In 1919 Hall moved from Canada to Los Angeles, California. In that
year he was ordained to the Church of the People and published his first
of over 150 works, The Lost Keys Of Freemasonry. Later in 1928, at
the age of 27 years, he published An Encyclopedic Outline of Masonic,
Hermetic, Qabbalistic and Rosicrucian Symbolical Philosophy: Being an
Interpretation of the Secret Teachings concealed within the Rituals, Allegories
and Mysteries of all Ages, which is more commonly referred to as The
Secret Teachings of All Ages.[1][2]
Hall, who never knew his father, moved to California with
his maternal grandmother to reunite with his birth mother, who was living in
Santa Monica, and was almost immediately drawn to the arcane world of
mysticism, esoteric philosophies, and their underlying principles. His nascent
interest was solidified by meeting–and becoming a student of–Sydney J.
Brownson, “a diminutive horse-and-buggy doctor and Civil War veteran in his
early 70s” who had set up business as a practitioner of phrenology, “the
pseudo-science popular at the turn of the century that divided the brain into
areas responsible for noble traits such as heroism and despised ones such as
cruelty, and mapped them out in patterns on the surface of the brain.
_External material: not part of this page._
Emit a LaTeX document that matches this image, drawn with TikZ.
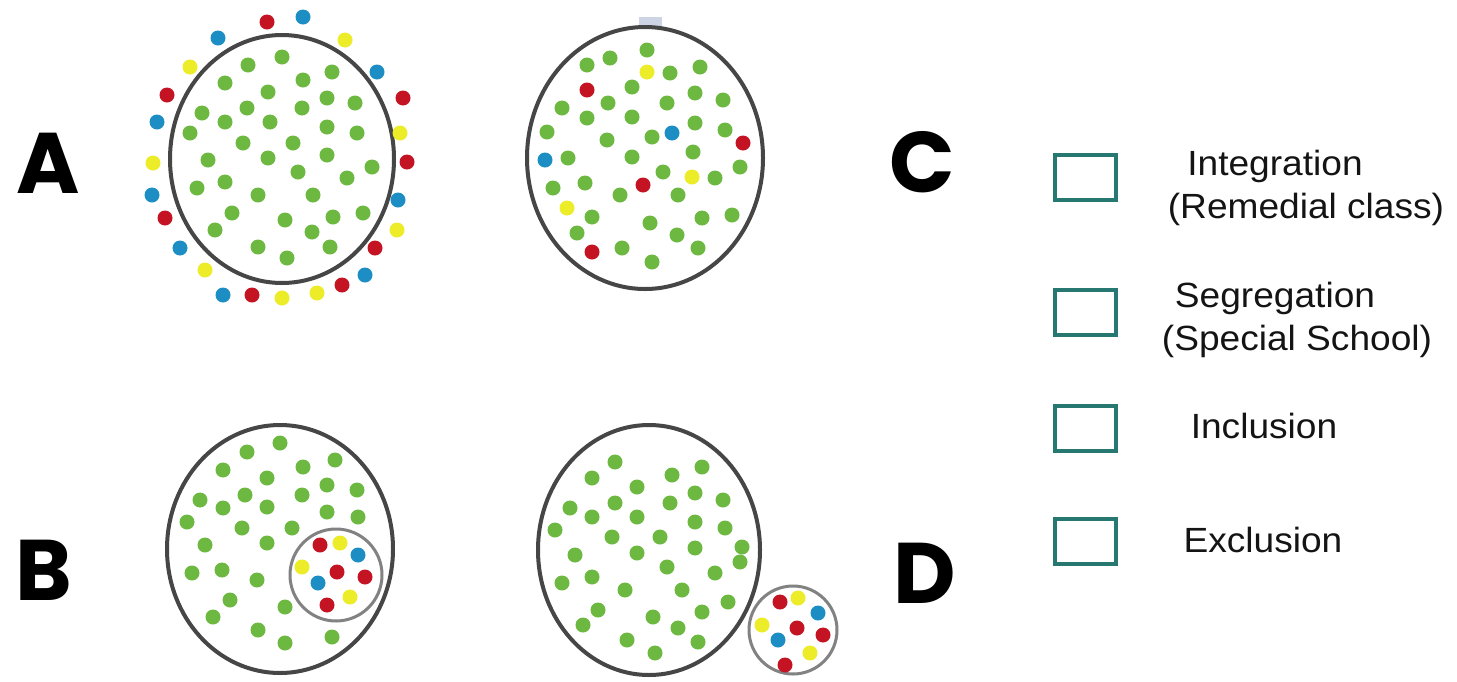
\documentclass[tikz,border=0pt]{standalone}
\usepackage{fontspec}
\setmainfont{Liberation Sans}
\newfontfamily\legendfont{Liberation Sans}[FakeStretch=1.06]
\newfontfamily\letterfont{Poppins}
\definecolor{dgreen}{RGB}{108,184,64}
\definecolor{dred}{RGB}{196,20,36}
\definecolor{dblue}{RGB}{28,142,196}
\definecolor{dyellow}{RGB}{236,236,40}
\definecolor{ringgray}{RGB}{70,70,70}
\definecolor{ringlight}{RGB}{130,130,130}
\definecolor{boxteal}{RGB}{38,120,112}
\definecolor{speck}{RGB}{205,212,228}
\begin{document}
\begin{tikzpicture}[x=1pt,y=-1pt,
  bigring/.style={draw=ringgray,line width=4pt},
  smallring/.style={draw=ringlight,line width=3pt},
  letter/.style={font=\letterfont\bfseries\fontsize{86}{90}\selectfont,inner sep=0pt,text=black},
  legendbox/.style={draw=boxteal,line width=4pt,minimum width=61pt,minimum height=45pt,inner sep=0pt},
  legendtext/.style={font=\legendfont\fontsize{35}{40}\selectfont,anchor=base,inner sep=0pt,text=black!92}]
\useasboundingbox (0,0) rectangle (1457,681);
\fill[white] (0,0) rectangle (1457,681);

% ---------- A ----------
\draw[bigring] (282,159) ellipse [x radius=112, y radius=124];
\foreach \x/\y in {282/57,248/65,332/72,303/80,225/83,268/92,327/98,355/103,202/113,247/108,302/108,225/122,270/122,327/127,190/133,357/133,243/143,293/143,208/160,268/158,327/155,372/167,298/172,347/178,197/188,225/182,258/195,313/195,232/213,285/220,333/217,363/213,215/230,312/232,258/247,330/247,287/258}
  \fill[dgreen] (\x,\y) circle[radius=7.5];
\foreach \c/\x/\y in {dred/267/22,dblue/303/17,dblue/218/38,dyellow/345/40,dyellow/190/67,dblue/377/72,dred/167/95,dred/403/98,dblue/157/122,dyellow/400/133,dyellow/153/163,dred/407/162,dblue/152/195,dblue/398/200,dred/165/218,dyellow/397/230,dblue/180/248,dred/375/248,dyellow/205/270,dblue/365/275,dblue/223/295,dred/252/295,dyellow/282/298,dyellow/317/293,dred/342/285}
  \fill[\c] (\x,\y) circle[radius=7.5];

% ---------- C ----------
\fill[speck] (639,17) rectangle (662,27);
\draw[bigring] (645,158) ellipse [x radius=118, y radius=131];
\foreach \c/\x/\y in {dgreen/647/50,dgreen/610/58,dgreen/587/65,dyellow/647/72,dgreen/670/73,dgreen/700/67,dred/587/90,dgreen/632/87,dgreen/695/93,dgreen/723/100,dgreen/562/108,dgreen/608/103,dgreen/667/103,dgreen/587/118,dgreen/632/117,dgreen/695/123,dgreen/547/132,dgreen/607/140,dgreen/652/137,dblue/672/133,dgreen/725/130,dred/743/143,dblue/545/160,dgreen/568/158,dgreen/632/157,dgreen/693/152,dgreen/663/172,dyellow/692/177,dgreen/715/178,dgreen/740/167,dred/643/185,dgreen/553/188,dgreen/585/183,dgreen/620/195,dgreen/678/195,dyellow/567/208,dgreen/592/217,dgreen/650/223,dgreen/702/218,dgreen/732/215,dgreen/577/233,dgreen/677/235,dred/592/252,dgreen/622/248,dgreen/698/248,dgreen/652/262}
  \fill[\c] (\x,\y) circle[radius=7.5];

% ---------- B ----------
\draw[bigring] (280,549) ellipse [x radius=113, y radius=124];
\foreach \x/\y in {280/443,247/452,335/460,223/470,303/467,267/478,327/485,357/490,200/500,245/495,302/495,223/508,267/507,327/512,358/517,187/522,242/528,292/528,205/545,267/543,192/573,222/570,257/580,230/600,285/607,213/617,258/630,332/637,285/643}
  \fill[dgreen] (\x,\y) circle[radius=7.5];
\draw[smallring] (336,575) circle[radius=46];
\foreach \c/\x/\y in {dred/320/545,dyellow/340/543,dblue/358/555,dyellow/302/567,dred/337/572,dred/365/577,dblue/318/583,dyellow/350/597,dred/327/605}
  \fill[\c] (\x,\y) circle[radius=7.5];

% ---------- D ----------
\draw[bigring] (649,550) ellipse [x radius=111, y radius=125];
\foreach \x/\y in {615/462,702/467,592/478,672/475,637/487,695/493,723/500,570/508,615/503,670/503,592/517,637/517,695/522,725/528,555/530,612/537,660/537,695/548,742/547,575/555,637/553,667/567,740/562,715/573,562/583,592/577,625/590,682/590,598/610,728/602,702/612,583/625,653/617,678/628,627/640,698/642,655/653}
  \fill[dgreen] (\x,\y) circle[radius=7.5];
\draw[smallring] (793,630) circle[radius=44];
\foreach \c/\x/\y in {dred/780/602,dyellow/798/598,dblue/818/613,dyellow/762/625,dred/797/628,dred/823/635,dblue/778/640,dyellow/810/653,dred/785/665}
  \fill[\c] (\x,\y) circle[radius=7.5];

% ---------- letters ----------
\node[letter] (la) at (48,163) {A};
\node[letter] (lb) at (44,570) {B};
\node[letter] (lc) at (922,162) {C};
\node[letter] (ld) at (925,573) {D};

% ---------- legend ----------
\node[legendbox] (box1) at (1085.5,177.5) {};
\node[legendbox] (box2) at (1085.5,312.5) {};
\node[legendbox] (box3) at (1085.5,428) {};
\node[legendbox] (box4) at (1085.5,541.5) {};
\node[legendtext] (t1a) at (1275,175) {Integration};
\node[legendtext] (t1b) at (1306,218) {(Remedial class)};
\node[legendtext] (t2a) at (1275,307) {Segregation};
\node[legendtext] (t2b) at (1297,350) {(Special School)};
\node[legendtext] (t3) at (1264,438) {Inclusion};
\node[legendtext] (t4) at (1263,552) {Exclusion};
\end{tikzpicture}
\end{document}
Hall
delved deeply into “teachings of lost and hidden traditions, the golden verses
of Hindu gods, Greek philosophers and Christian mystics, and the spiritual
treasures waiting to be found within one’s own soul.” Less than a year later,
Hall booked his first lecture, and the topic was reincarnation.[3]
A tall (6′, 4″), imposing, confident and charismatic speaker
who soon took over as preacher of the Church of the People in 1919, he
read voraciously on “comparative religion, philosophy, sociology and
psychology,” and “seemingly overnight . . . became a one-stop source of an
astonishing range of eclectic spiritual material that resonates with the
intellect, and the subconscious.”[4] Hall was ordained a minister in
the Church of the People on May 17, 1923, and “a few days later, he was
elected permanent pastor of the church.”[5]
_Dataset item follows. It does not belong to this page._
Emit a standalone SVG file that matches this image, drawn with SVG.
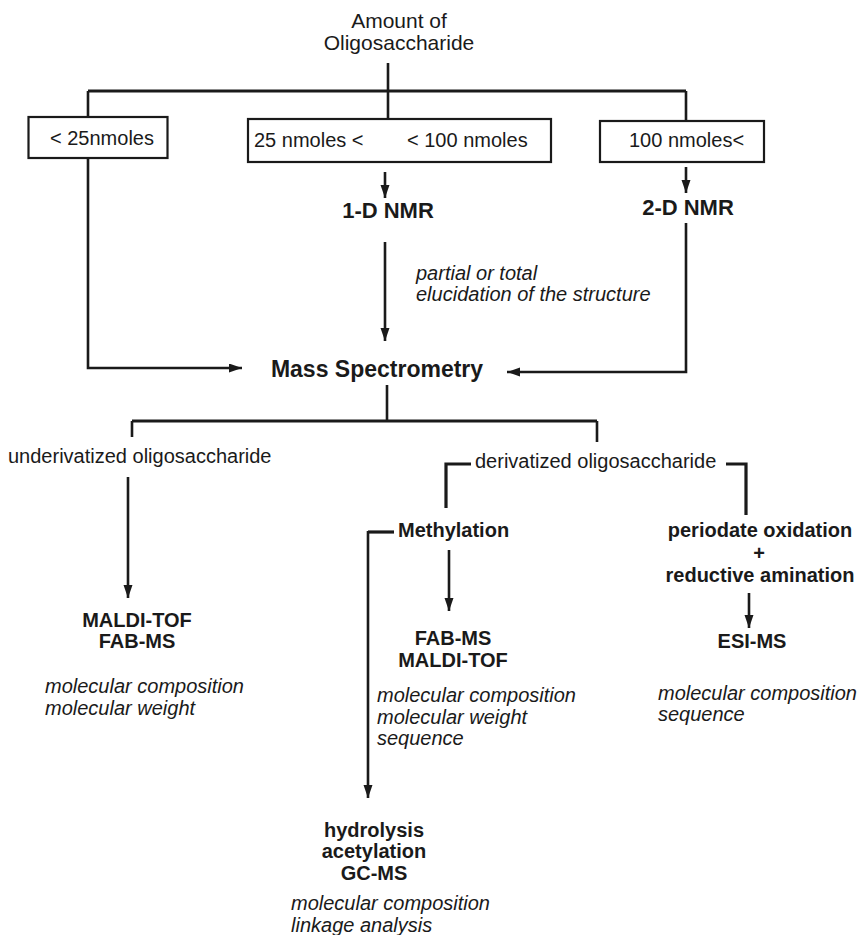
<svg xmlns="http://www.w3.org/2000/svg" width="861" height="935" viewBox="0 0 861 935">
<defs>
<marker id="ah" markerUnits="userSpaceOnUse" markerWidth="14" markerHeight="10" refX="13" refY="4.5" orient="auto">
<path d="M0,0 L13,4.5 L0,9 z" fill="#1a1a1a"/>
</marker>
<style>
text{font-family:"Liberation Sans",Arial,Helvetica,sans-serif;fill:#1a1a1a;font-size:20px}
.b{font-weight:bold}
.i{font-style:italic}
.c{text-anchor:middle}
.ln{fill:none;stroke:#1a1a1a;stroke-width:2.6}
.bar{fill:none;stroke:#1a1a1a;stroke-width:3.2}
.box{fill:#fff;stroke:#1a1a1a;stroke-width:2.2}
</style>
</defs>
<rect width="861" height="935" fill="#fff"/>

<g id="connectors">
<path class="ln" d="M388,63 V118"/>
<path class="bar" d="M88,91 H686"/>
<path class="ln" d="M88,91 V117 M686,91 V121"/>
<path class="ln" d="M88,158 V368 H242" marker-end="url(#ah)"/>
<path class="ln" d="M385,172 V198" marker-end="url(#ah)"/>
<path class="ln" d="M686,167 V193" marker-end="url(#ah)"/>
<path class="ln" d="M385,242 V341" marker-end="url(#ah)"/>
<path class="ln" d="M686,223 V372 H507" marker-end="url(#ah)"/>
<path class="ln" d="M387,385 V421"/>
<path class="bar" d="M132,421 H597"/>
<path class="ln" d="M132,421 V437 M597,421 V442"/>
<path class="ln" d="M128,477 V598" marker-end="url(#ah)"/>
<path class="bar" d="M471,464 H446 V508"/>
<path class="bar" d="M726,464 H746 V515"/>
<path class="bar" d="M394,532 H368"/>
<path class="ln" d="M368,531 V798" marker-end="url(#ah)"/>
<path class="ln" d="M449,550 V611" marker-end="url(#ah)"/>
<path class="ln" d="M749,593 V628" marker-end="url(#ah)"/>
</g>

<g id="title">
<text class="c" x="399" y="28" style="font-size:21px">Amount of</text>
<text class="c" x="399" y="50" style="font-size:21px">Oligosaccharide</text>
</g>

<g id="box-low">
<rect class="box" x="28.5" y="117" width="139" height="41"/>
<text x="50" y="145">&lt; 25nmoles</text>
</g>
<g id="box-mid">
<rect class="box" x="248" y="119" width="303" height="43"/>
<text x="254" y="147">25 nmoles &lt;</text>
<text x="407" y="147">&lt; 100 nmoles</text>
</g>
<g id="box-high">
<rect class="box" x="600" y="121" width="164" height="41"/>
<text x="629" y="147">100 nmoles&lt;</text>
</g>

<g id="nmr1">
<text class="b c" x="388" y="218" style="font-size:22px">1-D NMR</text>
</g>
<g id="nmr2">
<text class="b c" x="688" y="215" style="font-size:22px">2-D NMR</text>
</g>
<g id="nmr1-note">
<text class="i" x="416" y="280">partial or total</text>
<text class="i" x="416" y="301">elucidation of the structure</text>
</g>

<g id="ms">
<text class="b c" x="377" y="377" style="font-size:23px">Mass Spectrometry</text>
</g>

<g id="underiv">
<text x="8" y="463">underivatized oligosaccharide</text>
</g>
<g id="maldi1">
<text class="b c" x="137" y="627">MALDI-TOF</text>
<text class="b c" x="137" y="648">FAB-MS</text>
<text class="i" x="45" y="693">molecular composition</text>
<text class="i" x="45" y="715">molecular weight</text>
</g>

<g id="deriv">
<text x="475" y="468">derivatized oligosaccharide</text>
</g>
<g id="methylation">
<text class="b" x="398" y="537">Methylation</text>
</g>
<g id="fab2">
<text class="b c" x="453" y="645">FAB-MS</text>
<text class="b c" x="453" y="667">MALDI-TOF</text>
<text class="i" x="377" y="702">molecular composition</text>
<text class="i" x="377" y="724">molecular weight</text>
<text class="i" x="377" y="745">sequence</text>
</g>

<g id="periodate">
<text class="b c" x="760" y="537">periodate oxidation</text>
<text class="b c" x="759" y="560">+</text>
<text class="b c" x="760" y="582">reductive amination</text>
</g>
<g id="esi">
<text class="b c" x="752" y="648">ESI-MS</text>
<text class="i" x="658" y="700">molecular composition</text>
<text class="i" x="658" y="721">sequence</text>
</g>

<g id="gcms">
<text class="b c" x="374" y="837">hydrolysis</text>
<text class="b c" x="374" y="858">acetylation</text>
<text class="b c" x="374" y="880">GC-MS</text>
<text class="i" x="291" y="910">molecular composition</text>
<text class="i" x="291" y="932">linkage analysis</text>
</g>
</svg>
During the early 1920s, Carolyn Lloyd and her daughter
Estelle–members of a family that controlled a valuable oil field
in Ventura County, California–began “sending a sizeable portion of their
oil income to Hall,” who used the money to travel and acquire a substantial
personal library of ancient literature.[6] Hall’s “first trip around the
world to study the lives, customs and religions of countries in Asia and
Europe,” which commenced December 5, 1923, was paid for by donations from
Carolyn Lloyd and his congregation.[7]
Career As Philosopher
During the early 1930s, using money from the Lloyds, “Hall
traveled to France and England, where he acquired his most extensive collection
of rare books and manuscripts in alchemy and esoteric fields from London
auctioneer, Sotheby & Company.” Through an agent, due to the depressed
economic conditions of the era, Hall was able to buy a substantial number of
rare books and manuscripts at reasonable prices. When Caroline Lloyd died in
1946, she bequeathed Hall a home, $15,000 in cash, and “a roughly $10,000
portion of her estate’s annual income from shares in the world’s largest oil
companies for 38 years.”[32]
In 1934, Hall founded the Philosophical
Research Society (PRS) in Los Angeles, California, a 501(c)3
nonprofit organization[33] dedicated to the study of
religion, mythology, metaphysics, and the occult.[34]
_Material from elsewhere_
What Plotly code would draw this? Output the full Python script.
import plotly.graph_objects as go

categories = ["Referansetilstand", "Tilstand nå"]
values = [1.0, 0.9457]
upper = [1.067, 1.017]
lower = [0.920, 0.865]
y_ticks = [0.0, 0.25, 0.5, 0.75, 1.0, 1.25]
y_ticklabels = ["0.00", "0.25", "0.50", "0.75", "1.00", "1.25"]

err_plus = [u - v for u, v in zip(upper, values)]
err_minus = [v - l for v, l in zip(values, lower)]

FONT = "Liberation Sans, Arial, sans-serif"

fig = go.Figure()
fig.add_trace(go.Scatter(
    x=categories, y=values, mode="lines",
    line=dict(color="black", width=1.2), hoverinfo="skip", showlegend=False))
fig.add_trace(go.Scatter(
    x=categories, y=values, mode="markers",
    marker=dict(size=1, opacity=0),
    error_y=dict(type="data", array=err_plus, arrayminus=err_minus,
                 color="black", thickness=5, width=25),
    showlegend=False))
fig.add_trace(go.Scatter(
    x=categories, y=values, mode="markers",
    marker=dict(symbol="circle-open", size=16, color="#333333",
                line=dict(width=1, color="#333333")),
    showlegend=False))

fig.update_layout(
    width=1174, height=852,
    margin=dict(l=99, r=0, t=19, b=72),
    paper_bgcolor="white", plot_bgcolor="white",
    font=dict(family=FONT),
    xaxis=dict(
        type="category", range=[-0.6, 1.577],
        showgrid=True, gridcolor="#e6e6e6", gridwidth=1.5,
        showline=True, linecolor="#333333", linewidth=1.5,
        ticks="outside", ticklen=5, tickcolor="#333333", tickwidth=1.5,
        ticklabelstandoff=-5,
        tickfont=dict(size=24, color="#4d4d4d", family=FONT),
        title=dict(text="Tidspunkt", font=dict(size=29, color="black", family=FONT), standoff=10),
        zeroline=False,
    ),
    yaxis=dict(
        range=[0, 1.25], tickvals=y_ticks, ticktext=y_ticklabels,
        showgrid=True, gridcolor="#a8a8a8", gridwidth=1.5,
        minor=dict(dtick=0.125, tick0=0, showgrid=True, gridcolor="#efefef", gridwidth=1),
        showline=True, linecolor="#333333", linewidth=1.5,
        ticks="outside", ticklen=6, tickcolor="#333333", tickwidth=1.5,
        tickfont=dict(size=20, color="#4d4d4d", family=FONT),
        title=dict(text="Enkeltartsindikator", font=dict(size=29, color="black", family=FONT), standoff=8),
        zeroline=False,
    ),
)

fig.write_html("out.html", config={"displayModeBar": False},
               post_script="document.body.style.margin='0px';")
It is claimed that Hall was made a knight patron of the
Masonic Research Group of San Francisco in 1953, although he was not raised as
a Freemason until 22 November 1954 into Jewel Lodge No. 374, San
Francisco. He later received his 32° in the Valley of San Francisco AASR (SJ).[35] On December 8, 1973 (47 years
after writing The Secret Teachings of All Ages), Hall was
recognized as a 33° Mason (the highest honor conferred by the Supreme
Council of the Scottish Rite) at a ceremony held at the Philosophical
Research Society(PRS)[36][37]). The definitive Manly Palmer Hall
Archive states that Hall received the 33°, “despite never being initiated into
the physical craft.”[38]
In his over 70-year career, Hall delivered approximately
8,000 lectures in the United States and abroad, authored over 150 books
and essays, and wrote countless magazine articles. He appears in the
introduction to the 1938 film When Were You Born,
a murder mystery that uses astrology as a key plot point.
Legacy
- The PRS still maintains a research library of over 50,000 volumes,[41] and also sells and publishes metaphysical and spiritual books, mostly those authored by Hall.[42]
- It was reported in 2010 that President Ronald Reagan adopted some ideas and phrasing from Hall’s book The Secret Destiny of America (1944), using them in speeches and essays.[43]